The Main Types of Liquor
- Whiskey: Made from fermented grain mash. It comes in many different forms, including bourbon, Scotch, and Irish whiskey. Each type has its own unique characteristics and flavors and can be enjoyed neat, on the rocks, or in cocktails.
- Tequila: Made from the blue agave plant, primarily grown in the area surrounding the city of Tequila, and in the highlands (Los Altos) of the central Mexican state of Jalisco. It is often associated with margaritas and shots, but can also be enjoyed in a variety of other cocktails.
- Vodka: Made from fermented grain or potatoes. It is a clear, colorless liquid with a neutral taste, making it a popular choice for a wide range of cocktails, from martinis to cosmopolitans.
- Brandy: Made from distilled wine or other fermented fruit juice. It is aged in wooden barrels, which gives it a distinct flavor and color. It’s often used as a digestif, but also can be enjoyed in a variety of cocktails like brandy old fashioned or sidecar.
- Rum: Made from sugarcane juice or molasses. It is most commonly associated with Caribbean countries and is used in a variety of tropical drinks like Mai Tai, Daiquiri, and Pina Colada.
- Gin: Made from juniper berries and other botanicals. It has a distinct, juniper flavor and is a popular choice for gin and tonics, martinis and various other cocktails. Different types of gin will have different botanicals, so it’s worth trying different types to find your favorite.
The Main Types of Liqueur
- Amaro: Typically bitter and used as an after-dinner drink. It is made from a variety of herbs and spices and is a popular choice in Italy. Examples of amaro include Fernet-Branca, Averna, and Cynar.
- Amaretto: Sweet and almond-flavored. It is commonly used in cocktails and is a popular choice for adding flavor to coffee. It’s also often used in desserts and baking.
- Coffee: Made by infusing distilled spirits with coffee beans and often sweetened with sugar. It is a popular ingredient in many cocktails, such as a White Russian or Espresso Martini. Popular brands include Kahlua and Tia Maria.
- Schnapps: Typically flavored with fruit, such as peach or apple. It is usually sweeter than other types of liqueur and is a popular choice for shots.
- Citrus: Made by infusing distilled spirits with citrus fruits such as lemon or orange.

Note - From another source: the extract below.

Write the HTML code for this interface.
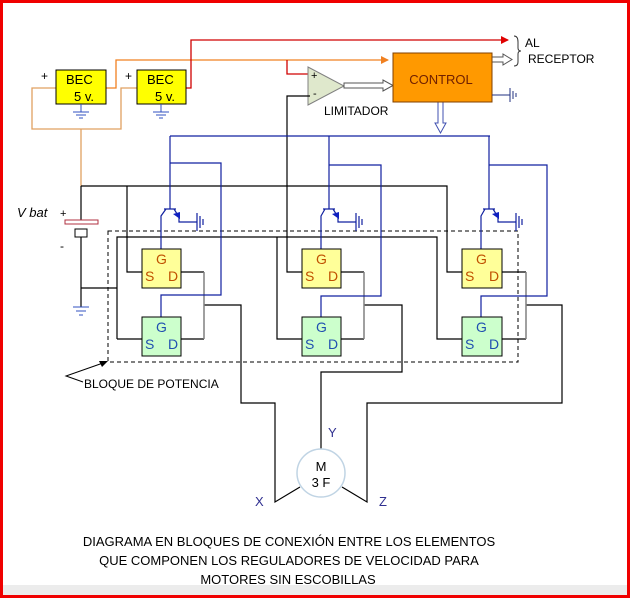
<!DOCTYPE html>
<html><head><meta charset="utf-8"><style>
body{margin:0;background:#fff}
svg{display:block;font-family:"Liberation Sans",sans-serif}
</style></head><body>
<svg width="630" height="598" viewBox="0 0 630 598" xmlns="http://www.w3.org/2000/svg">
<defs>
<marker id="ar" markerWidth="8" markerHeight="8" refX="7" refY="4" orient="auto" markerUnits="userSpaceOnUse"><path d="M0,0 L8,4 L0,8 z" fill="#e00000"/></marker>
<marker id="ao" markerWidth="8" markerHeight="8" refX="7" refY="4" orient="auto" markerUnits="userSpaceOnUse"><path d="M0,0 L8,4 L0,8 z" fill="#f08020"/></marker>
</defs>
<rect x="0" y="0" width="630" height="598" fill="#fff"/>
<rect x="3" y="585" width="624" height="10" fill="#ececec"/>
<rect x="1.5" y="1.5" width="627" height="595" fill="none" stroke="#f00000" stroke-width="3"/>

<g fill="none" stroke="#e0a060" stroke-width="1.3">
<polyline points="56,88 32,88 32,129 121,129 121,88 137,88"/>
<line x1="81" y1="129" x2="81" y2="186"/>
<polyline points="106,88 116,88 116,60 388,60" stroke="#f08020" marker-end="url(#ao)"/>
</g>
<g fill="none" stroke="#d00000" stroke-width="1.3">
<polyline points="186,88 191,88 191,40 508,40" marker-end="url(#ar)"/>
<polyline points="287,60 287,74 310,74"/>
</g>
<rect x="56" y="70" width="50" height="34" fill="#ffff00" stroke="#000"/>
<rect x="137" y="70" width="49" height="34" fill="#ffff00" stroke="#000"/>
<g font-size="13" fill="#000">
<text x="66" y="84">BEC</text><text x="74" y="101">5 v.</text>
<text x="147" y="84">BEC</text><text x="155" y="101">5 v.</text>
<text x="41" y="80" font-size="12">+</text><text x="125" y="80" font-size="12">+</text>
</g>
<g stroke="#3050c0" stroke-width="1">
<line x1="81" y1="104" x2="81" y2="112"/><line x1="73" y1="112" x2="89" y2="112"/><line x1="76" y1="115" x2="86" y2="115"/><line x1="79" y1="118" x2="83" y2="118"/>
<line x1="161" y1="104" x2="161" y2="112"/><line x1="153" y1="112" x2="169" y2="112"/><line x1="156" y1="115" x2="166" y2="115"/><line x1="159" y1="118" x2="163" y2="118"/>
</g>

<polygon points="308,67 344,86 308,105" fill="#dfe8cc" stroke="#808080"/>
<text x="311" y="79" font-size="11">+</text><text x="313" y="97" font-size="11">-</text>
<text x="324" y="115" font-size="12">LIMITADOR</text>
<g fill="#fff" stroke="#555" stroke-width="1">
<path d="M344,83 L383,83 L383,80 L393,85.5 L383,91 L383,88 L344,88 z"/>
<path d="M492,57 L503,57 L503,54 L512,59.5 L503,65 L503,62 L492,62 z"/>
</g>
<path d="M438,102 L438,123 L435,123 L440.5,133 L446,123 L443,123 L443,102" fill="#fff" stroke="#4050b0"/>
<rect x="393" y="53" width="99" height="49" fill="#ff9900" stroke="#804000"/>
<text x="441" y="84" font-size="13" fill="#702000" text-anchor="middle">CONTROL</text>
<g stroke="#203080"><line x1="492" y1="95" x2="510" y2="95"/><line x1="510" y1="88" x2="510" y2="102"/><line x1="513" y1="91" x2="513" y2="99"/><line x1="516" y1="93" x2="516" y2="97"/></g>
<path d="M514,36 Q518,36 518,42 L518,48 Q518,51 521,51 Q518,51 518,54 L518,62 Q518,66 514,66" fill="none" stroke="#333"/>
<text x="525" y="47" font-size="12">AL</text>
<text x="528" y="63" font-size="12">RECEPTOR</text>

<g fill="none" stroke="#000" stroke-width="1.2">
<polyline points="310,96 287,96 287,272 302,272"/>
<polyline points="81,186 447,186 447,272 462,272"/>
<polyline points="127,186 127,272 142,272"/>
<line x1="81" y1="186" x2="81" y2="221"/>
<polyline points="81,237 81,307"/>
<polyline points="81,288 117,288"/>
<polyline points="117,339 117,237 437,237 437,339 462,339"/>
<polyline points="117,339 142,339"/>
<polyline points="277,237 277,339 302,339"/>
<polyline points="181,272 204,272"/><polyline points="181,339 204,339"/>
<polyline points="341,272 364,272"/><polyline points="341,339 364,339"/>
<polyline points="502,272 526,272"/><polyline points="502,339 526,339"/>
<polyline points="204,305 241,305 241,403 275,403 275,502 300,487"/>
<polyline points="364,305 402,305 402,372 321,372 321,449"/>
<polyline points="526,305 562,305 562,403 367,403 367,502 342,487"/>
</g>
<g stroke="#808080" stroke-width="1.5"><line x1="204" y1="272" x2="204" y2="339"/><line x1="364" y1="272" x2="364" y2="339"/><line x1="526" y1="272" x2="526" y2="339"/></g>

<rect x="65" y="220" width="33" height="4" fill="#fff" stroke="#b03040"/>
<rect x="75" y="229" width="12" height="8" fill="#fff" stroke="#000"/>
<g stroke="#3050c0"><line x1="73" y1="307" x2="89" y2="307"/><line x1="76" y1="311" x2="86" y2="311"/><line x1="79" y1="315" x2="83" y2="315"/></g>
<text x="17" y="217" font-size="13" font-style="italic">V bat</text>
<text x="60" y="217" font-size="11">+</text><text x="60" y="250" font-size="12">-</text>

<rect x="108" y="231" width="410" height="131" fill="none" stroke="#000" stroke-dasharray="4,3"/>
<polyline points="103,363 66,376 83,382" fill="none" stroke="#000"/>
<path d="M108,361 L99,361 L102,367 z" fill="#000"/>
<text x="84" y="388" font-size="12">BLOQUE DE POTENCIA</text>

<g fill="none" stroke="#1020a0" stroke-width="1.2">
<line x1="170" y1="136" x2="490" y2="136"/>
<polyline points="170,136 170,209"/><polyline points="170,163 221,163 221,295 161,295 161,317"/>
<polyline points="329,136 329,209"/><polyline points="329,165 381,165 381,296 321,296 321,317"/>
<polyline points="489,136 489,209"/><polyline points="489,165 547,165 547,296 481,296 481,317"/>
</g>
<g fill="none" stroke="#1020a0" stroke-width="1.2">
<path d="M164,209 L176,209 M166,209 L161,216 L161,249 M174,209 L179,217 L179,222 L197,222 M197,213 L197,231 M200,216 L200,228 M203,219 L203,225"/>
<path d="M323,209 L335,209 M325,209 L321,216 L321,249 M333,209 L338,217 L338,222 L356,222 M356,213 L356,231 M359,216 L359,228 M362,219 L362,225"/>
<path d="M483,209 L495,209 M485,209 L481,216 L481,249 M493,209 L498,217 L498,222 L516,222 M516,213 L516,231 M519,216 L519,228 M522,219 L522,225"/>
</g>
<g fill="#1020c0"><path d="M180,219 L173,214 L180,212 z"/><path d="M339,219 L332,214 L339,212 z"/><path d="M499,219 L492,214 L499,212 z"/></g>

<g stroke="#000">
<rect x="142" y="249" width="39" height="39" fill="#ffff99"/><rect x="142" y="317" width="39" height="39" fill="#ccffcc"/>
<rect x="302" y="249" width="39" height="39" fill="#ffff99"/><rect x="302" y="317" width="39" height="39" fill="#ccffcc"/>
<rect x="462" y="249" width="40" height="39" fill="#ffff99"/><rect x="462" y="317" width="40" height="39" fill="#ccffcc"/>
</g>
<g font-size="14" fill="#c05000">
<text x="156" y="264">G</text><text x="145" y="281">S</text><text x="168" y="281">D</text>
<text x="316" y="264">G</text><text x="305" y="281">S</text><text x="328" y="281">D</text>
<text x="476" y="264">G</text><text x="465" y="281">S</text><text x="489" y="281">D</text>
</g>
<g font-size="14" fill="#2050b0">
<text x="156" y="332">G</text><text x="145" y="349">S</text><text x="168" y="349">D</text>
<text x="316" y="332">G</text><text x="305" y="349">S</text><text x="328" y="349">D</text>
<text x="476" y="332">G</text><text x="465" y="349">S</text><text x="489" y="349">D</text>
</g>

<circle cx="321" cy="473" r="24" fill="#fff" stroke="#c0d4e4" stroke-width="1.5"/>
<text x="321" y="471" font-size="13" text-anchor="middle">M</text>
<text x="321" y="487" font-size="13" text-anchor="middle">3  F</text>
<g font-size="13" fill="#303090"><text x="255" y="506">X</text><text x="328" y="437">Y</text><text x="379" y="506">Z</text></g>

<g font-size="13" text-anchor="middle" fill="#000">
<text x="289" y="546">DIAGRAMA EN BLOQUES DE CONEXIÓN ENTRE LOS ELEMENTOS</text>
<text x="289" y="565">QUE COMPONEN LOS REGULADORES DE VELOCIDAD PARA</text>
<text x="288" y="584">MOTORES SIN ESCOBILLAS</text>
</g>
</svg>
</body></html>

It is commonly used in cocktails and adds a refreshing, tangy flavor. Popular examples include Cointreau and Grand Marnier.
- Cream: Made by infusing cream with distilled spirits. It is sweet and creamy and is often used in dessert cocktails. Examples include Bailey’s Irish Cream and Amarula.
- Herbal: Made by infusing herbs and spices with distilled spirits. It is often used as an after-dinner drink and has a unique and complex flavor. Examples include Chartreuse and Strega.
- Fruit: Made by infusing fruits such as berries, peaches, or apricots with distilled spirits. It is sweet and fruity and is often used in cocktails and desserts. Examples include Chambord and Midori.
Liqueur and Liquor Both Play a HUGE Role in Mixology
Both liquor and liqueur play a huge role in the creation of some of the best and most well-known drinks on the planet.
They offer a wide range of flavors, alcohol contents, and purposes, making them versatile ingredients for creating countless combinations of great drinks.
Understanding the differences between liquor and liqueur is essential for crafting the perfect cocktail.